I'll note that non-replicated buckets in a clustered environment (where the index's repFactor is 0) do not show the GUID, so I suspect it's mostly a straightforward conversion. Just be careful about the bucket IDs as well, since each indexer's "main" index (for example) will have bucket 0, bucket 1, etc.

0 Karma
Highlighted

Re: Copy clustered buckets to a non-clustered environment

Path Finder

Yes... "offline consultation" is not the correct term 🙂

Among all indexes that are managed by the cluster environment, I have to copy only three of these on the single non-cluster splunk environment (via rsync, scp, ...)

The "non-cluster" node is placed in a separate location and will be used by law enforcement.

So, I need a good tip to copy the critical indexes from the cluster environment to the single remote node... 😉

0 Karma
Highlighted

Re: Copy clustered buckets to a non-clustered environment

Splunk Employee
Splunk Employee

I would try this: Sync the db* to your external location, with one per each indexer, per index. That is, if your index is main, and your indexers are idx1 and idx2, create two new indexes on the target: main_idx1 and main_idx2, and sync the respective db's into there. Then, when you need to search those, do index=main*, to retrieve results from each, and not have to seam bucket IDs.
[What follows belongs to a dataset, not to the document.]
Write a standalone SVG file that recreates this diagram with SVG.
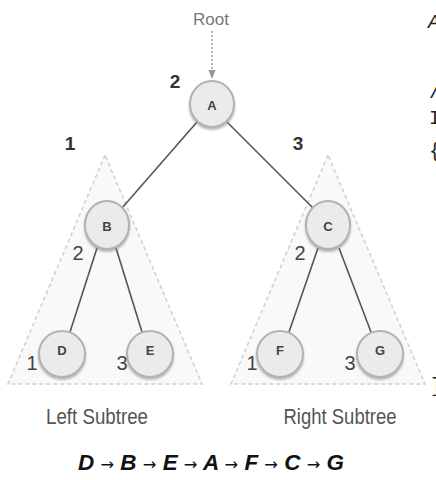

Further, the index metadata field in the results will tell you which indexer indexed the data originally, if that matters.

Highlighted

Re: Copy clustered buckets to a non-clustered environment

Splunk Employee
Splunk Employee

Also, note that syncing hots is not advised, blah blah, files are open for writing, and the directory name will change when it rolls from hot to warm.

0 Karma